STATED EXERCISE: Your task is to repeat the lines from the line with "Write the React, TypeScript" to the line with "const RAD = Math.PI / 180;", both ends included, and nothing else. Pictures stay out of the copy.

Charts and diagrams as code
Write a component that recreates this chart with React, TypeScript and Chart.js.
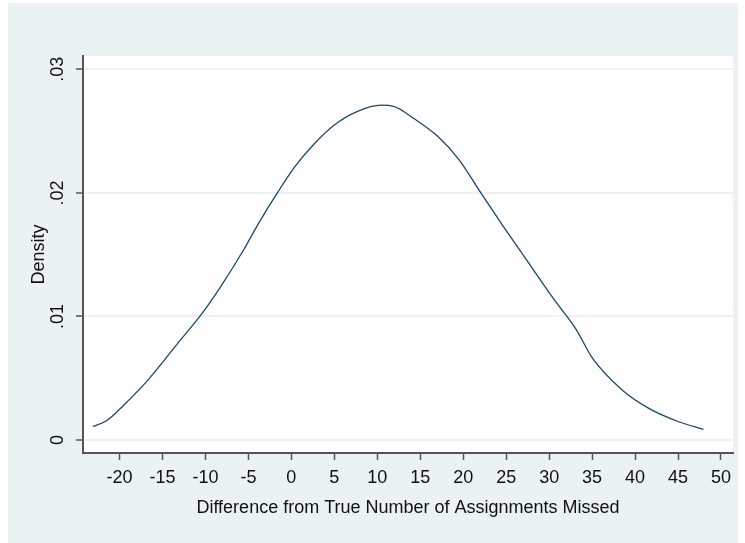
import React, { useEffect, useRef } from "react";
import { Chart, registerables } from "chart.js";

Chart.register(...registerables);

// Kernel density estimate
const xValues = [-23.1, -21.5, -19.4, -16.7, -12.9, -10.55, -8.24, -5.55, -3.85, -1.54, 0.39, 2.7, 5.0, 7.7, 10.4, 11.9, 14.3, 17.0, 19.5, 21.96, 24.66, 27.35, 30.44, 33.1, 35.06, 38.5, 41.6, 45.07, 47.96];
const densityValues = [0.0011, 0.00156, 0.0029, 0.00485, 0.0081, 0.0101, 0.0124, 0.0154, 0.0175, 0.0201, 0.0221, 0.024, 0.0255, 0.0266, 0.0271, 0.027, 0.026, 0.0246, 0.0227, 0.0201, 0.0173, 0.0146, 0.0115, 0.0090, 0.0066, 0.00405, 0.00256, 0.00148, 0.00086];

const xTickValues = [-20, -15, -10, -5, 0, 5, 10, 15, 20, 25, 30, 35, 40, 45, 50];
const yTickValues = [0, 0.01, 0.02, 0.03];
const yTickLabels = ["0", ".01", ".02", ".03"];

const xTitle = "Difference from True Number of Assignments Missed";
const yTitle = "Density";

const FONT = "'Liberation Sans', Arial, sans-serif";
const BG = "#eaf2f3";

export default function App() {
  const ref = useRef<HTMLCanvasElement | null>(null);

  useEffect(() => {
    if (!ref.current) return;
    const plotBg = {
      id: "plotBg",
      beforeDraw(chart: any) {
        const { ctx, chartArea } = chart;
        ctx.save();
        ctx.fillStyle = "#ffffff";
        ctx.fillRect(chartArea.left, chartArea.top, chartArea.right - chartArea.left, chartArea.bottom - chartArea.top);
        ctx.restore();
      },
    };
    const chart = new Chart(ref.current, {
      type: "line",
      data: {
        datasets: [
          {
            data: xValues.map((x, i) => ({ x, y: densityValues[i] })),
            borderColor: "#1a476f",
            borderWidth: 1.3,
            pointRadius: 0,
            fill: false,
            cubicInterpolationMode: "monotone",
          },
        ],
      },
      options: {
        animation: false,
        responsive: false,
        devicePixelRatio: 1,
        layout: { padding: { top: 53, left: 0, right: 0, bottom: 0 } },
        plugins: { legend: { display: false }, tooltip: { enabled: false } },
        scales: {
          x: {
            type: "linear",
            min: -24.25,
            max: 51.4,
            afterFit(scale: any) {
              scale.height = 90;
            },
            afterBuildTicks(scale: any) {
              scale.ticks = xTickValues.map((v) => ({ value: v }));
            },
            grid: {
              drawOnChartArea: false,
              drawTicks: true,
              tickLength: 7,
              tickColor: "#555555",
              tickWidth: 1.5,
            },
            border: { display: true, color: "#555555", width: 2 },
            ticks: {
              color: "#111111",
              font: { family: FONT, size: 18 },
              padding: 7,
              maxRotation: 0,
              minRotation: 0,
              autoSkip: false,
              callback: (v: any) => String(v),
            },
            title: {
              display: true,
              text: xTitle,
              color: "#111111",
              font: { family: FONT, size: 18 },
              padding: { top: 0, bottom: 24 },
            },
          },
          y: {
            type: "linear",
            min: -0.00105,
            max: 0.03108,
            afterFit(scale: any) {
              scale.width = 75;
            },
            afterBuildTicks(scale: any) {
              scale.ticks = yTickValues.map((v) => ({ value: v }));
            },
            grid: {
              drawOnChartArea: true,
              color: "#edf3f4",
              lineWidth: 2,
              drawTicks: true,
              tickLength: 7,
              tickColor: "#555555",
              tickWidth: 1.5,
            },
            border: { display: true, color: "#555555", width: 2 },
            ticks: {
              color: "#111111",
              font: { family: FONT, size: 18 },
              padding: 5,
              minRotation: 90,
              maxRotation: 90,
              crossAlign: "center",
              autoSkip: false,
              callback: (v: any) => {
                const i = yTickValues.indexOf(v);
                return i >= 0 ? yTickLabels[i] : "";
              },
            },
            title: {
              display: true,
              text: yTitle,
              color: "#111111",
              font: { family: FONT, size: 18 },
              padding: { top: 20, bottom: 0 },
            },
          },
        },
      },
      plugins: [plotBg],
    } as any);
    return () => chart.destroy();
  }, []);

  return (
    <div style={{ position: "absolute", left: 8, top: 3, width: 730, height: 540, background: BG }}>
      <canvas ref={ref} width={730} height={540} style={{ display: "block" }} />
    </div>
  );
}
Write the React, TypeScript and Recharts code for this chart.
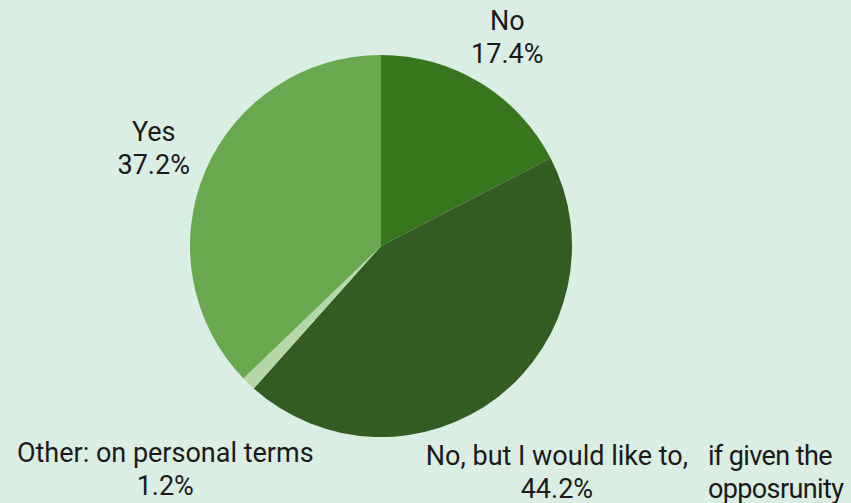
import { PieChart, Pie, Cell } from 'recharts';

const categories = ['No', 'No, but I would like to, if given the opposrunity', 'Other: on personal terms', 'Yes'];
const shares = [17.4, 44.2, 1.2, 37.2];
const colors = ['#38761d', '#345b22', '#b6d7a8', '#6aa84f'];

const data = categories.map((name, i) => ({ name, value: shares[i] }));

// how far past the rim each label sits
const labelGap: Record<string, number> = {
  'No': 52,
  'Yes': 56,
  'Other: on personal terms': 120,
  'No, but I would like to, if given the opposrunity': 96,
};

const RAD = Math.PI / 180;

const renderLabel = (props: any) => {
  const { cx, cy, midAngle, outerRadius, name, value } = props;
  const r = outerRadius + (labelGap[name] ?? 50);
  const x = cx + r * Math.cos(-midAngle * RAD);
  const y = cy + r * Math.sin(-midAngle * RAD);
  const cut = name.indexOf(', if');
  const main = cut > 0 ? name.slice(0, cut + 1) : name;
  const rest = cut > 0 ? name.slice(cut + 2).split(' the ') : null;
  const style = { fontFamily: 'Roboto', fontSize: 27, fill: '#1a1a1a' };
  const small = { ...style, letterSpacing: -0.6 };
  return (
    <g>
      <text x={x} y={y - 8} textAnchor="middle" style={style}>{main}</text>
      <text x={x} y={y + 25} textAnchor="middle" style={style}>{value.toFixed(1)}%</text>
      {rest && (
        <>
          <text x={x + 151} y={y - 8} textAnchor="start" style={small}>{rest[0] + ' the'}</text>
          <text x={x + 151} y={y + 25} textAnchor="start" style={small}>{rest[1]}</text>
        </>
      )}
    </g>
  );
};

const App = () => {
  return (
    <div style={{ position: 'absolute', left: 0, top: 0, width: 851, height: 503, background: '#daeee3' }}>
      <PieChart width={851} height={503} margin={{ top: 0, right: 0, bottom: 0, left: 0 }}>
        <Pie
          data={data}
          dataKey="value"
          nameKey="name"
          cx={381}
          cy={246}
          outerRadius={191}
          startAngle={90}
          endAngle={-270}
          stroke="none"
          label={renderLabel}
          labelLine={false}
          isAnimationActive={false}
        >
          {data.map((d, i) => (
            <Cell key={d.name} fill={colors[i]} />
          ))}
        </Pie>
      </PieChart>
    </div>
  );
};

export default App;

SOLVED PROBLEM:
Write the React, TypeScript and Recharts code for this chart.
import { PieChart, Pie, Cell } from 'recharts';

const categories = ['No', 'No, but I would like to, if given the opposrunity', 'Other: on personal terms', 'Yes'];
const shares = [17.4, 44.2, 1.2, 37.2];
const colors = ['#38761d', '#345b22', '#b6d7a8', '#6aa84f'];

const data = categories.map((name, i) => ({ name, value: shares[i] }));

// how far past the rim each label sits
const labelGap: Record<string, number> = {
  'No': 52,
  'Yes': 56,
  'Other: on personal terms': 120,
  'No, but I would like to, if given the opposrunity': 96,
};

const RAD = Math.PI / 180;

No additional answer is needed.